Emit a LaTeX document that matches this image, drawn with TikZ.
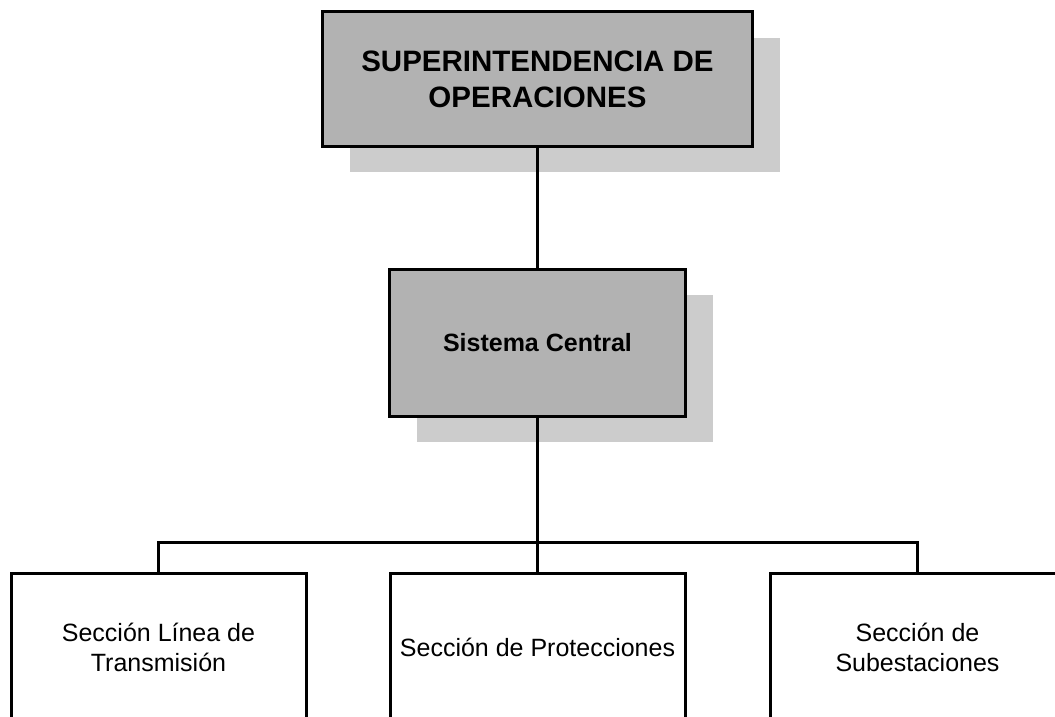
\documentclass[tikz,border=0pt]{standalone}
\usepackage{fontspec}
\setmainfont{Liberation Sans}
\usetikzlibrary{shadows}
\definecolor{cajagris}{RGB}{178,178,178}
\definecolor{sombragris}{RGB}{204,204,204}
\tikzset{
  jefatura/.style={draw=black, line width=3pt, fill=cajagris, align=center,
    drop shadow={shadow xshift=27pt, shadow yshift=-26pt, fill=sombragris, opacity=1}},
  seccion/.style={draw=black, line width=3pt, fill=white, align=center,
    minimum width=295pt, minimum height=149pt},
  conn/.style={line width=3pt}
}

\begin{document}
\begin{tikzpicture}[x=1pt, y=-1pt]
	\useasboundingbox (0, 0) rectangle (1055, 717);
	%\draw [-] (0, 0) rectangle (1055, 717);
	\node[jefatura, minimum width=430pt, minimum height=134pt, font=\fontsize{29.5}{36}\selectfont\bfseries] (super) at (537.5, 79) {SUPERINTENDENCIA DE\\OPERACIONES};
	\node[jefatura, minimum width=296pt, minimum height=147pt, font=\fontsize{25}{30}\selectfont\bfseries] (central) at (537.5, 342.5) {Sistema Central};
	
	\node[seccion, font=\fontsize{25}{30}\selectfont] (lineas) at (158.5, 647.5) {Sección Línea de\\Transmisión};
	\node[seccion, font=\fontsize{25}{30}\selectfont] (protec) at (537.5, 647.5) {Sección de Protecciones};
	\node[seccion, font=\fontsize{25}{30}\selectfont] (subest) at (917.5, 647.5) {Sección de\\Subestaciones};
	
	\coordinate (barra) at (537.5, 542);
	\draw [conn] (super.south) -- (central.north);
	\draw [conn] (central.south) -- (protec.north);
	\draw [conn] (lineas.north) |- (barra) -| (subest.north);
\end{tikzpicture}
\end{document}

────────────────────

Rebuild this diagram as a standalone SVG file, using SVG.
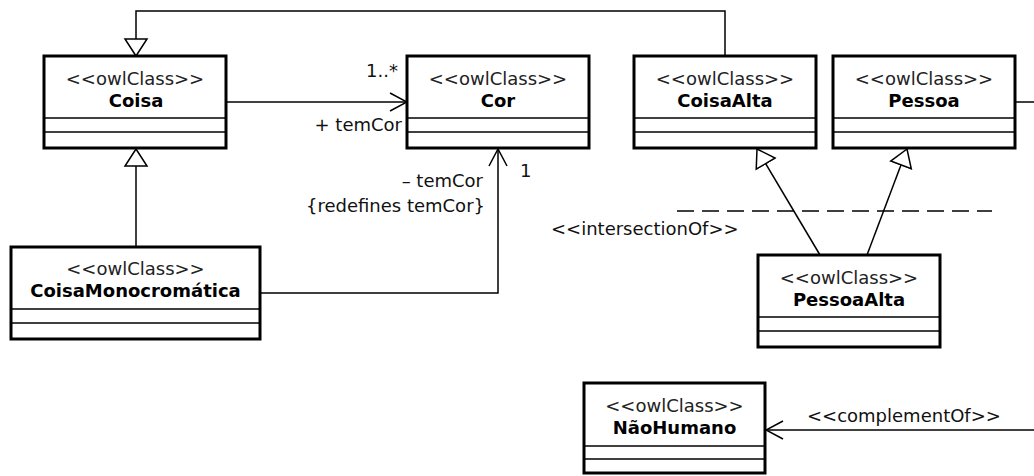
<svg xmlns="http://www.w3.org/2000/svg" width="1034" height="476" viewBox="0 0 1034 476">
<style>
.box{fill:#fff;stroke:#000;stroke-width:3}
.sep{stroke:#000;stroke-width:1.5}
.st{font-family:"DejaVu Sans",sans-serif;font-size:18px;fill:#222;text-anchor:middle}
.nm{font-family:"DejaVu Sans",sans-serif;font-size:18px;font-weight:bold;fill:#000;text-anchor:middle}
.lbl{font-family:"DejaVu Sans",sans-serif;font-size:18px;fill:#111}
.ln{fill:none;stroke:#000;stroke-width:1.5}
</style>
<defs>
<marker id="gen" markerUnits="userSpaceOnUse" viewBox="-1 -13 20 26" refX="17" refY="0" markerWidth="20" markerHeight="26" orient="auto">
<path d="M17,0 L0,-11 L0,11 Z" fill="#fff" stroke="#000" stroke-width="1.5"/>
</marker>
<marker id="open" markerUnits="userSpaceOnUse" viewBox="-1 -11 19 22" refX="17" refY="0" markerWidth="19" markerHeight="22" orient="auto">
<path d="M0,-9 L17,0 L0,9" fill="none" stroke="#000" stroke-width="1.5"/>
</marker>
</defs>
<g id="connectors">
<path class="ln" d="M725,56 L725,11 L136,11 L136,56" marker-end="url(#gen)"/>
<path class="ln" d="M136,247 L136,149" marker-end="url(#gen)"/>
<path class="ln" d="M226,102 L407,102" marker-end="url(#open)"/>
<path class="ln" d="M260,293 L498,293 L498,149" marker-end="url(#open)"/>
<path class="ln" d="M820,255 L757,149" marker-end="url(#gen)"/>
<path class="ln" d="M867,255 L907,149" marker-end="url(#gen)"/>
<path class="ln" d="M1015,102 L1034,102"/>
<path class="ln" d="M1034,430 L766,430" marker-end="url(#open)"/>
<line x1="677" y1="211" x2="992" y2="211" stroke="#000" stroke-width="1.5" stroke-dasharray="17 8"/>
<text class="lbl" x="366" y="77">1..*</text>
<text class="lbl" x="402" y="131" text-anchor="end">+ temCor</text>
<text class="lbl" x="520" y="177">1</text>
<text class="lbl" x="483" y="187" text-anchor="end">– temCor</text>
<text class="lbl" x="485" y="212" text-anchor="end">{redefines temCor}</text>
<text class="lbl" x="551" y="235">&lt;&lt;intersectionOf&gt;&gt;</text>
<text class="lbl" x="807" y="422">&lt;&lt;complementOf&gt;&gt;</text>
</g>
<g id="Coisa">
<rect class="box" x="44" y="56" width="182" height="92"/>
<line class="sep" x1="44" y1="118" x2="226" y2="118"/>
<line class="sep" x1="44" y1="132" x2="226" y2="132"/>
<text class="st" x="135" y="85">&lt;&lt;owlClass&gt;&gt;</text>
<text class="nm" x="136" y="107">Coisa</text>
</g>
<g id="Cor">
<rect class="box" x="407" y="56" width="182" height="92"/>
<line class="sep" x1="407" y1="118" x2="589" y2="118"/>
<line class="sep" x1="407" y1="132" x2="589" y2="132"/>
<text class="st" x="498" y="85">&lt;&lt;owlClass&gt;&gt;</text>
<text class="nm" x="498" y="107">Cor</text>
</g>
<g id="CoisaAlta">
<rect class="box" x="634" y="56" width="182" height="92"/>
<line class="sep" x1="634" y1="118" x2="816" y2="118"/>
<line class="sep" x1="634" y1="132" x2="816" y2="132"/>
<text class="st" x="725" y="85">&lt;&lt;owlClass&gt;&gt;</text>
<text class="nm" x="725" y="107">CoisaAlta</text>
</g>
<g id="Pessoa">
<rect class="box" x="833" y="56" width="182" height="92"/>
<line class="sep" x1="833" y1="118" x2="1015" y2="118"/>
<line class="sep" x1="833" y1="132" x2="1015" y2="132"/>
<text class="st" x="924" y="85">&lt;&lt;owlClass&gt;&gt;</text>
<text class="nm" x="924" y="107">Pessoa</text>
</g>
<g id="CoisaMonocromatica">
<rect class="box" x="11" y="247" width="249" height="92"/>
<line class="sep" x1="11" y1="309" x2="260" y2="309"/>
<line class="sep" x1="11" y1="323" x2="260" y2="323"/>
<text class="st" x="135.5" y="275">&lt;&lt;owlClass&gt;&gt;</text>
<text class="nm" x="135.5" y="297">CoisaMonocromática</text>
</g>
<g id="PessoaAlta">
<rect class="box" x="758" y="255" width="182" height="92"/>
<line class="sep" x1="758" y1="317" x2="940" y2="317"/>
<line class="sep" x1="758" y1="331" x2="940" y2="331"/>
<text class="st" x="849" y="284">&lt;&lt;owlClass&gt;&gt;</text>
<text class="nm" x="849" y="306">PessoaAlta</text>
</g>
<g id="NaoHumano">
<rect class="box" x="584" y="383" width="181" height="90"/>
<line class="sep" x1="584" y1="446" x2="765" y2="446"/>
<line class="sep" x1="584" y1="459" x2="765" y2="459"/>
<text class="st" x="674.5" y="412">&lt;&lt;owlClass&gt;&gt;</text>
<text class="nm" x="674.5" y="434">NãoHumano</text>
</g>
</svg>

────────────────────

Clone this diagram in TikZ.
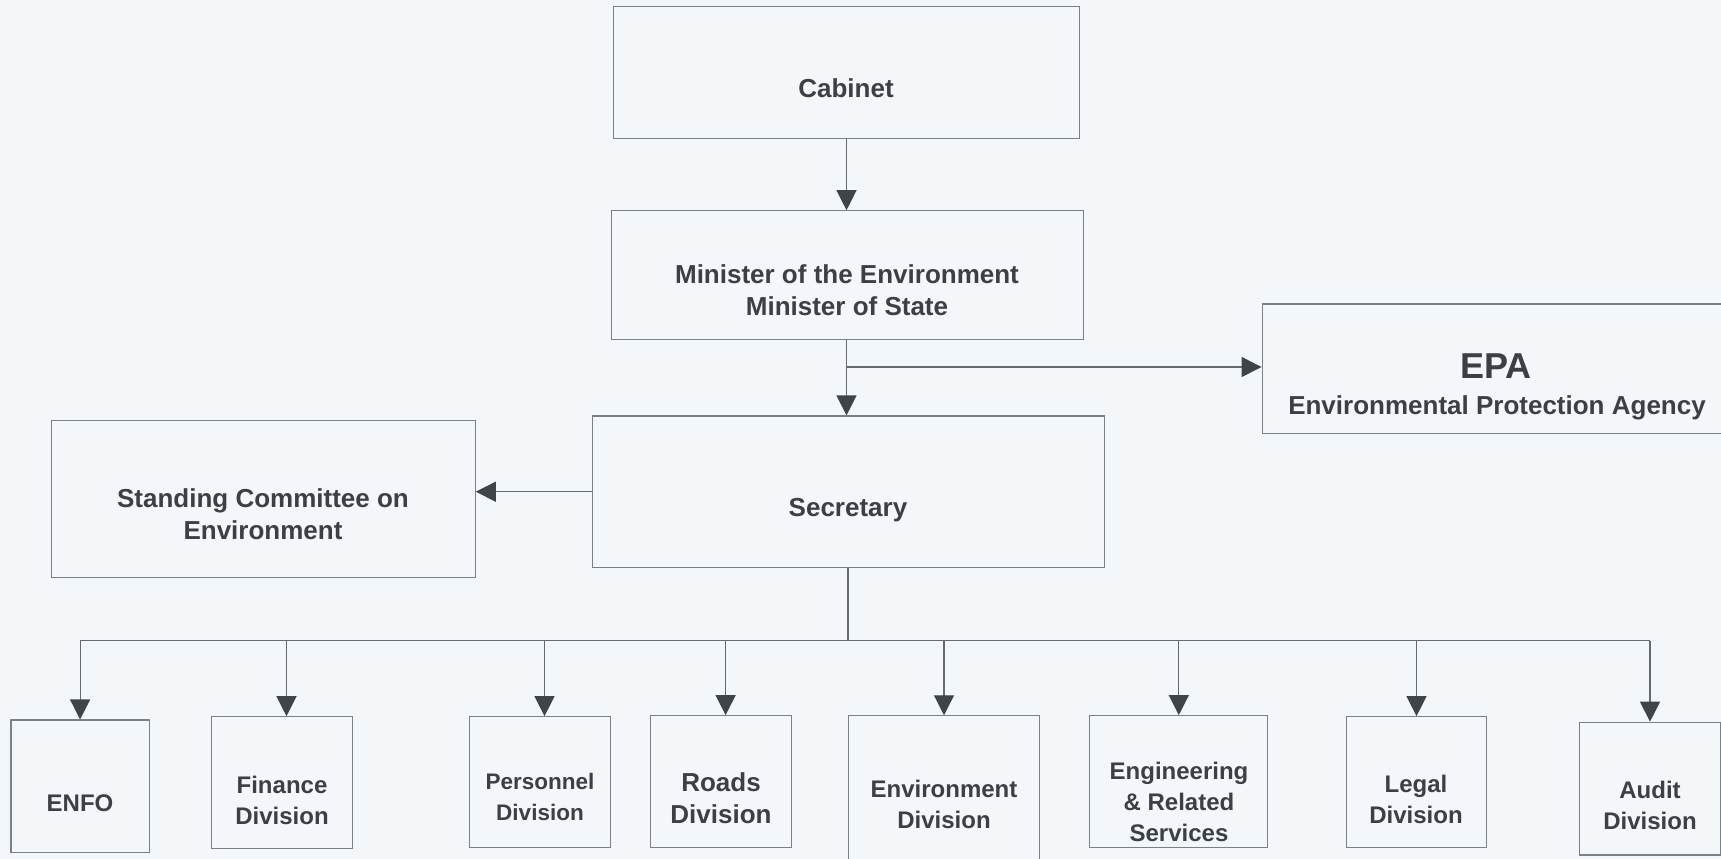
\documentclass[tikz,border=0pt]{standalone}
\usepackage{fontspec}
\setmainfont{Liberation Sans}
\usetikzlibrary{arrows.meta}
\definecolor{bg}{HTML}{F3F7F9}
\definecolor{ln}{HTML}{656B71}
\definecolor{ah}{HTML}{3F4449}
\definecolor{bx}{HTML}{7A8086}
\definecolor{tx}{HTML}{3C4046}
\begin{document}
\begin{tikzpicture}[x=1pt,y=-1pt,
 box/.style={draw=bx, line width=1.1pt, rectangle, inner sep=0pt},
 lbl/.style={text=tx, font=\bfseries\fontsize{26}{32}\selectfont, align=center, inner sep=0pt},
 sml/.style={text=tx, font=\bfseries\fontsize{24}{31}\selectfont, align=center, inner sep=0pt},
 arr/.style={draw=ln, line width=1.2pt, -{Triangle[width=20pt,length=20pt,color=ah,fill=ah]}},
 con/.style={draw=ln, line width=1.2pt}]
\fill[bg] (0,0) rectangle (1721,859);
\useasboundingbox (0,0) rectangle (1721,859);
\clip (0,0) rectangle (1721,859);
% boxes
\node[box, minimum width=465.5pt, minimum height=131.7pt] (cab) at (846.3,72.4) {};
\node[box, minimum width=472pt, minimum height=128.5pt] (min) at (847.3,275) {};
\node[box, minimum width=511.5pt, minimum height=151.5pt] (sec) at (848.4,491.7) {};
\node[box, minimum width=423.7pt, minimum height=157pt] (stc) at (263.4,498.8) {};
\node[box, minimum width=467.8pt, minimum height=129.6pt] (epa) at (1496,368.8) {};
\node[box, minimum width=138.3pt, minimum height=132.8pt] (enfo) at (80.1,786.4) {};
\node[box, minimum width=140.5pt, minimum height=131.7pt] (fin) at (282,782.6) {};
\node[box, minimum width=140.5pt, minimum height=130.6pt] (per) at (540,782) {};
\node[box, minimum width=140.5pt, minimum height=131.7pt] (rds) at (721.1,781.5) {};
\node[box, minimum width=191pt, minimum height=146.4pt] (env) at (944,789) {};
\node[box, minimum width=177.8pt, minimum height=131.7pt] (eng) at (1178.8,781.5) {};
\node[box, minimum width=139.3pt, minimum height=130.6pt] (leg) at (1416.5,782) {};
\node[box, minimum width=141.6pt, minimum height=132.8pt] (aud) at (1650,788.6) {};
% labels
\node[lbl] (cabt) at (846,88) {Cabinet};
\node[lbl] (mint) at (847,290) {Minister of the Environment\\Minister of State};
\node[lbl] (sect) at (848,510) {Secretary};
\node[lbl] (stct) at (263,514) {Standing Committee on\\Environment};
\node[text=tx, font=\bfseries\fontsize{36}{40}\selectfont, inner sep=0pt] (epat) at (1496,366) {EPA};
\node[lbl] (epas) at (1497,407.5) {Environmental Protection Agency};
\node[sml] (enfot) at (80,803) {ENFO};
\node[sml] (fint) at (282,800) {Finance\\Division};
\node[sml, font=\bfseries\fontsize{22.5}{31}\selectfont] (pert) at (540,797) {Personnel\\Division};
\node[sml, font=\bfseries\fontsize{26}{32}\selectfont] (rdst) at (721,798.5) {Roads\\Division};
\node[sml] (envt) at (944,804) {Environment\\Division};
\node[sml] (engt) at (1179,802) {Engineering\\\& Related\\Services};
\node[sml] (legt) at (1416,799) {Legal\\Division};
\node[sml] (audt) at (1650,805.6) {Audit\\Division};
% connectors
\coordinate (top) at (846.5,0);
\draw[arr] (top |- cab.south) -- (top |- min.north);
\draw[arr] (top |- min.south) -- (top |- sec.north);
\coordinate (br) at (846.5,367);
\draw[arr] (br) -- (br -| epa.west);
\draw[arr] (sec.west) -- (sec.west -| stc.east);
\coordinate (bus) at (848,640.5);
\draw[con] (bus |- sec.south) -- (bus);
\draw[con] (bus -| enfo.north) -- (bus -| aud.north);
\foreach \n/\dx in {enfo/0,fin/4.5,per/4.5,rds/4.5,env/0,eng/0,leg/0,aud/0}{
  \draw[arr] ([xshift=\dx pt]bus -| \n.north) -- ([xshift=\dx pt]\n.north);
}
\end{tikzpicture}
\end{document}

────────────────────

Copy each line that holds the word "diagram".

• _EXERCISE RESPONSE_:
Rebuild this diagram as a standalone SVG file, using SVG.
Clone this diagram in TikZ.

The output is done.